--- Information provided ---
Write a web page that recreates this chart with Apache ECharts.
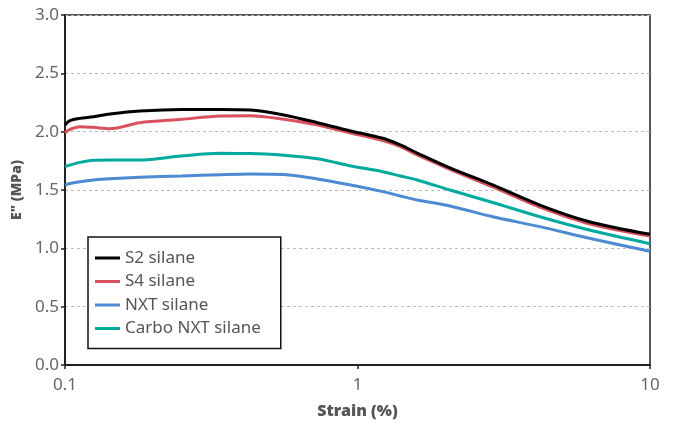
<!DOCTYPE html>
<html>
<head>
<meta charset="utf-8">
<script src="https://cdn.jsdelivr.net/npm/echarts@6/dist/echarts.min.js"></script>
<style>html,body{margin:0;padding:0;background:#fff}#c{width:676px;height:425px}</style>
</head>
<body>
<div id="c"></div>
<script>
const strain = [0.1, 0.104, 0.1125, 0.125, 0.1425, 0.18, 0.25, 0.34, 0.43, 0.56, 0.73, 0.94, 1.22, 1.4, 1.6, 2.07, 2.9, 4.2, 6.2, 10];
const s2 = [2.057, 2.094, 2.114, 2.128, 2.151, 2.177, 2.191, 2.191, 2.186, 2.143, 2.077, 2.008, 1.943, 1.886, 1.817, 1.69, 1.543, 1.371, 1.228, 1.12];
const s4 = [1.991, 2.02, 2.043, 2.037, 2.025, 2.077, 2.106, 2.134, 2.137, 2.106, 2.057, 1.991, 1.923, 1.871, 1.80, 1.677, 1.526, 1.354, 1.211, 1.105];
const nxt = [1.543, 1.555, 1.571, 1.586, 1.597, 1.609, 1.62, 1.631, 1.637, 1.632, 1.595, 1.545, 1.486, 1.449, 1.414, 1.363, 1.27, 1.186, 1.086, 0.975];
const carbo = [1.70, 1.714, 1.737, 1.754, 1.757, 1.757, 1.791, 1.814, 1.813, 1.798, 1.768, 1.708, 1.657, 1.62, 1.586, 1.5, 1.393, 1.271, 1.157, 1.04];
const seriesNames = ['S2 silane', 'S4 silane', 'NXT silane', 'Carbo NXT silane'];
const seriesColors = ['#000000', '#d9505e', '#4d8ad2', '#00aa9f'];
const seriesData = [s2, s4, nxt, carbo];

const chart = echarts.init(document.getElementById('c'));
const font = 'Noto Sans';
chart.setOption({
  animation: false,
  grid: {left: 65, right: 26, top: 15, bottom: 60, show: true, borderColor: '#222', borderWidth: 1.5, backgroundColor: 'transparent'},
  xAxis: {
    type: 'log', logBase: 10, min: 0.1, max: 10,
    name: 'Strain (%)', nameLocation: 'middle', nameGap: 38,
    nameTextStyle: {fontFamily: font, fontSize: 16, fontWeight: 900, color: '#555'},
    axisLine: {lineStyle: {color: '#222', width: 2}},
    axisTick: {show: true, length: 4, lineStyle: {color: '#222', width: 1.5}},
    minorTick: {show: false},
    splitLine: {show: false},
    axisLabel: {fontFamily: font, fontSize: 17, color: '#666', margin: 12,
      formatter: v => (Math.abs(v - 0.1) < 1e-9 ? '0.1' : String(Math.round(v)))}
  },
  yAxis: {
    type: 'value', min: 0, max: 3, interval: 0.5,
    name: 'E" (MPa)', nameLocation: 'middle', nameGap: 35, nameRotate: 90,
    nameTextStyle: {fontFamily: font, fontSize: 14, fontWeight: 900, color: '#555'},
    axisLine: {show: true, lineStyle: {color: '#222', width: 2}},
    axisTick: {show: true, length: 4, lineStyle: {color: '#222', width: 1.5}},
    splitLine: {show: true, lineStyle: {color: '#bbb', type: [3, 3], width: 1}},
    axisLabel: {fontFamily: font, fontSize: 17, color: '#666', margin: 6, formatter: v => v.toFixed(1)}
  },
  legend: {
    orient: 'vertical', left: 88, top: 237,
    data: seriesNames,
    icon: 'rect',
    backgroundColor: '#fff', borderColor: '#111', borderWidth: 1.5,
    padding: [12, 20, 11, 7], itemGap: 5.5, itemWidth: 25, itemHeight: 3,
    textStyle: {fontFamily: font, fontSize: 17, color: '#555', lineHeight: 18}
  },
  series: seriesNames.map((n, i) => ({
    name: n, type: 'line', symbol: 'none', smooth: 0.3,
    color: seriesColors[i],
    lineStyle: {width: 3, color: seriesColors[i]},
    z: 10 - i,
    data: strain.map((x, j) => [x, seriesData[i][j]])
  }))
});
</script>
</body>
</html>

--- What you are asked to do ---
Transcribe exactly, with no pictures, the lines running from the first line of the material through the line holding "const seriesData = [s2, s4, nxt, carbo];".

--- Right answer ---
Write a web page that recreates this chart with Apache ECharts.
<!DOCTYPE html>
<html>
<head>
<meta charset="utf-8">
<script src="https://cdn.jsdelivr.net/npm/echarts@6/dist/echarts.min.js"></script>
<style>html,body{margin:0;padding:0;background:#fff}#c{width:676px;height:425px}</style>
</head>
<body>
<div id="c"></div>
<script>
const strain = [0.1, 0.104, 0.1125, 0.125, 0.1425, 0.18, 0.25, 0.34, 0.43, 0.56, 0.73, 0.94, 1.22, 1.4, 1.6, 2.07, 2.9, 4.2, 6.2, 10];
const s2 = [2.057, 2.094, 2.114, 2.128, 2.151, 2.177, 2.191, 2.191, 2.186, 2.143, 2.077, 2.008, 1.943, 1.886, 1.817, 1.69, 1.543, 1.371, 1.228, 1.12];
const s4 = [1.991, 2.02, 2.043, 2.037, 2.025, 2.077, 2.106, 2.134, 2.137, 2.106, 2.057, 1.991, 1.923, 1.871, 1.80, 1.677, 1.526, 1.354, 1.211, 1.105];
const nxt = [1.543, 1.555, 1.571, 1.586, 1.597, 1.609, 1.62, 1.631, 1.637, 1.632, 1.595, 1.545, 1.486, 1.449, 1.414, 1.363, 1.27, 1.186, 1.086, 0.975];
const carbo = [1.70, 1.714, 1.737, 1.754, 1.757, 1.757, 1.791, 1.814, 1.813, 1.798, 1.768, 1.708, 1.657, 1.62, 1.586, 1.5, 1.393, 1.271, 1.157, 1.04];
const seriesNames = ['S2 silane', 'S4 silane', 'NXT silane', 'Carbo NXT silane'];
const seriesColors = ['#000000', '#d9505e', '#4d8ad2', '#00aa9f'];
const seriesData = [s2, s4, nxt, carbo];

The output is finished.